* [INFORMATION PROVIDED]:
• • • •

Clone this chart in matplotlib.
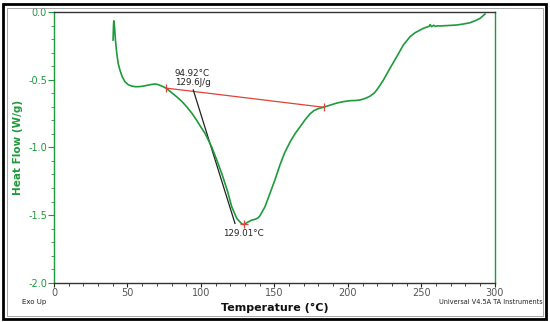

• • • •

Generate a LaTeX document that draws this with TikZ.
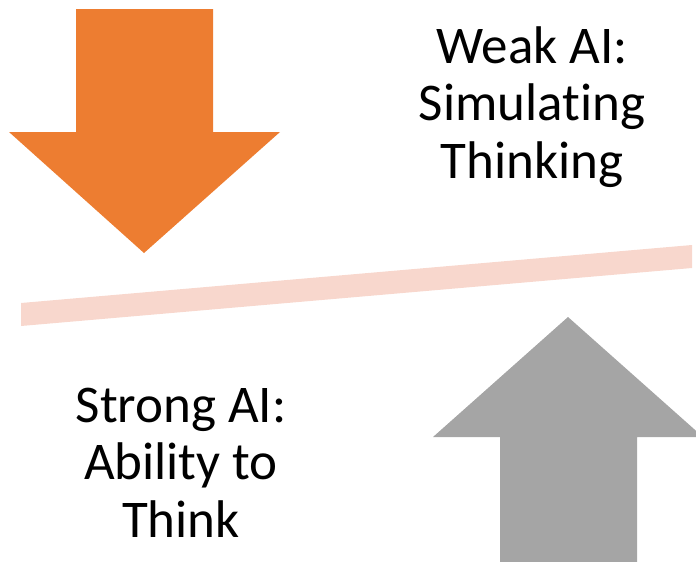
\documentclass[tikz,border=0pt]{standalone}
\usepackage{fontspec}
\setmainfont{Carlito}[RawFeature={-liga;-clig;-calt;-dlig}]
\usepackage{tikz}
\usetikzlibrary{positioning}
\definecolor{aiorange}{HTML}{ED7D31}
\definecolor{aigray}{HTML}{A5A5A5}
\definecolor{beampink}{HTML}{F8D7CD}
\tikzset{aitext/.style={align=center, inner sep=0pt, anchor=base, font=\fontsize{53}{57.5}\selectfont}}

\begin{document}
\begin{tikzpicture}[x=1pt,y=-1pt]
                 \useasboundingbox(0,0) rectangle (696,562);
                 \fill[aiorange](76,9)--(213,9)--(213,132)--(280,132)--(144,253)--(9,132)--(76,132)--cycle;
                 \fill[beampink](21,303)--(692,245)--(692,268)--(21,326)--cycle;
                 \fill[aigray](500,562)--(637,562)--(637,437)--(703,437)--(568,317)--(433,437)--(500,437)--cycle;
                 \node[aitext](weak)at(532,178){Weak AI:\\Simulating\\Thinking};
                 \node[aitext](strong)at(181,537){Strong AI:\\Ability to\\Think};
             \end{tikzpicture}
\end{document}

• • • •

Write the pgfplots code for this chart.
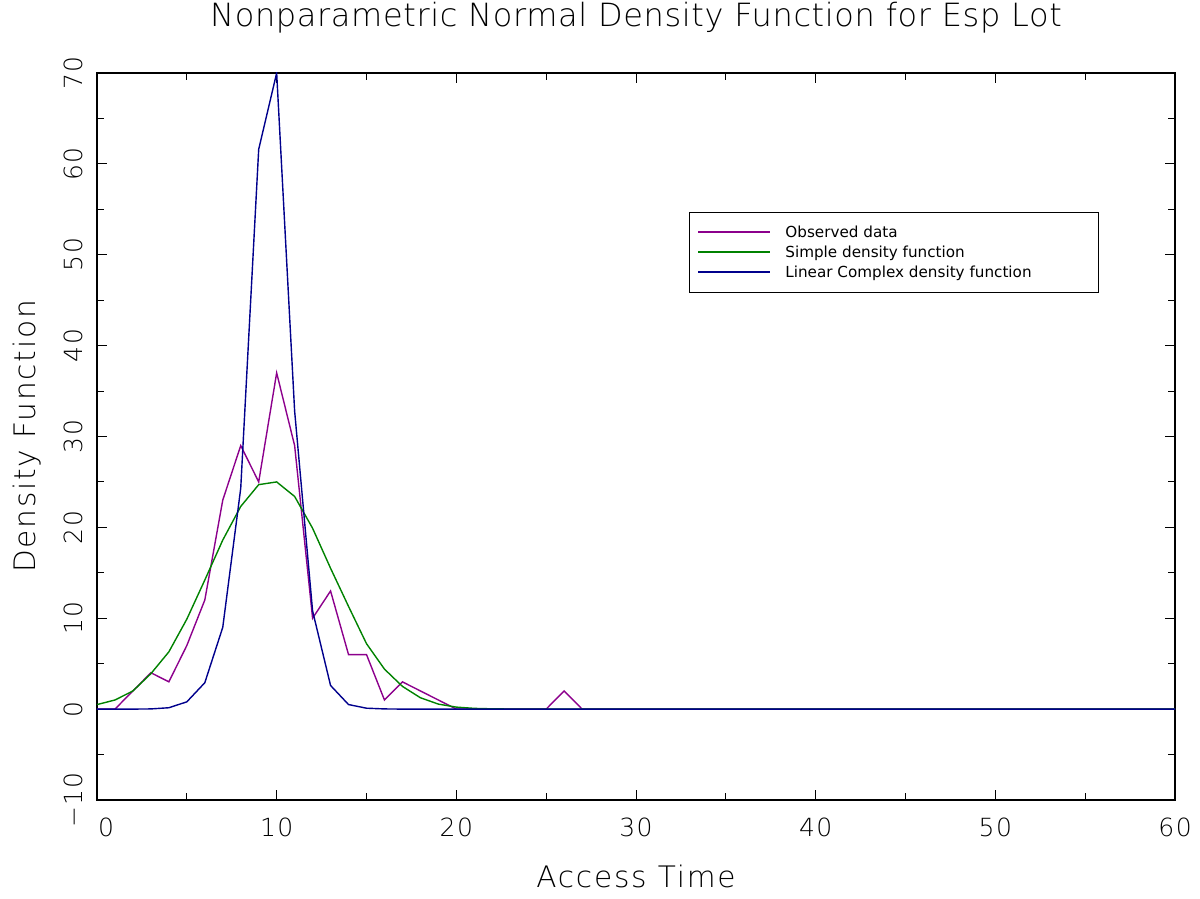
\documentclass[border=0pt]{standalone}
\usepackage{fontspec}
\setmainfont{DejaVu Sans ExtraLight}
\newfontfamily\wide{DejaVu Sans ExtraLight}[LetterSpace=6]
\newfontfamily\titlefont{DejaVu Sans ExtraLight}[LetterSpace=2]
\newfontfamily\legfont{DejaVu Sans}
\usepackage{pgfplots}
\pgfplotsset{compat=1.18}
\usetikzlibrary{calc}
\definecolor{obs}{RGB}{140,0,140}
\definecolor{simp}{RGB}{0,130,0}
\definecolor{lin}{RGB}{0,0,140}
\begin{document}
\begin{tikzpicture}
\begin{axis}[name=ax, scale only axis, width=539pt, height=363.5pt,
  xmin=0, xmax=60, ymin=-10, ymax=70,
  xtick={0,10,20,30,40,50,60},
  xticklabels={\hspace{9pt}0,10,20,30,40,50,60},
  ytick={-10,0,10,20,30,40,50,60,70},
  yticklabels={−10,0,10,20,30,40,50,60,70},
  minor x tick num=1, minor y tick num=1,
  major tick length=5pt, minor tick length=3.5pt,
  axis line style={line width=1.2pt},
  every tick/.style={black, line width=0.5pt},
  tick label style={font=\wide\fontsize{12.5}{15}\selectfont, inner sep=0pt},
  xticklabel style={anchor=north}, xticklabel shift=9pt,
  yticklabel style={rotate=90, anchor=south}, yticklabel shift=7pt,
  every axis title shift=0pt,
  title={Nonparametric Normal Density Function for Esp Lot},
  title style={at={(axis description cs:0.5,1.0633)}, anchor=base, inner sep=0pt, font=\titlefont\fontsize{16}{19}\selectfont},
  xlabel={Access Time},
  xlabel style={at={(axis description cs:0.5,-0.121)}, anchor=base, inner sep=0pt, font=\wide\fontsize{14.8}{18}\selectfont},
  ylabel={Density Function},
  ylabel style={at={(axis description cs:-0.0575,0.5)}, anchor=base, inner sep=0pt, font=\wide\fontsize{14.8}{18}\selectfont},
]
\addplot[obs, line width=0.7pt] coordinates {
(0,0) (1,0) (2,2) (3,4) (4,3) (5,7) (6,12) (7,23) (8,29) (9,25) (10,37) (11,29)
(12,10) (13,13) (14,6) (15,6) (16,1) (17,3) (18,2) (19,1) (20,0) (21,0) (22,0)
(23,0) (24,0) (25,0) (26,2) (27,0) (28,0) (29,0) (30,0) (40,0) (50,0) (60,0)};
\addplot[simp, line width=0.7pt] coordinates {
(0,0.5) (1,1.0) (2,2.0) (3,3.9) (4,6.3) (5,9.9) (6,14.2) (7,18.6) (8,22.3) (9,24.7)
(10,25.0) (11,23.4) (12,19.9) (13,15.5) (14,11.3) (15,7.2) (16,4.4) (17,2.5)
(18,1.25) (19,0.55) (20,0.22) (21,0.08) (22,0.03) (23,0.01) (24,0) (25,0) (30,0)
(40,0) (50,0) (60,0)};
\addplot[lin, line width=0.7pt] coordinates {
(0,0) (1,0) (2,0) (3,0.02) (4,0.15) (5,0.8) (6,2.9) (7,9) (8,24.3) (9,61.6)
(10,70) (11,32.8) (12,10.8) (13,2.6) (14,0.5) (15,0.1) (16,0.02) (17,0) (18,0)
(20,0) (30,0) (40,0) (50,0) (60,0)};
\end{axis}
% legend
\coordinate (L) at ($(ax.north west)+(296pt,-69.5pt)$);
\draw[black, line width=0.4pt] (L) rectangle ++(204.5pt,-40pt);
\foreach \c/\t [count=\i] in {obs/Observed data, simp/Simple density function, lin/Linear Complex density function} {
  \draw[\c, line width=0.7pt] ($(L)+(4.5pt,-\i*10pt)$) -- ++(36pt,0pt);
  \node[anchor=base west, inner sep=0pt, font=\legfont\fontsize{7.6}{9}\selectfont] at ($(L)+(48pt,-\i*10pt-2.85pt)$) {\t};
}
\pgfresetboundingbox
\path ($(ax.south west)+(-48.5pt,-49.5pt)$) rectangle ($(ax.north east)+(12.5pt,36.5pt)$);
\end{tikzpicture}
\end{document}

• • • •

* [JOB]: What is the number of lines in the records that contain "this"? Give that number only.

* [WRITTEN RESPONSE]: 3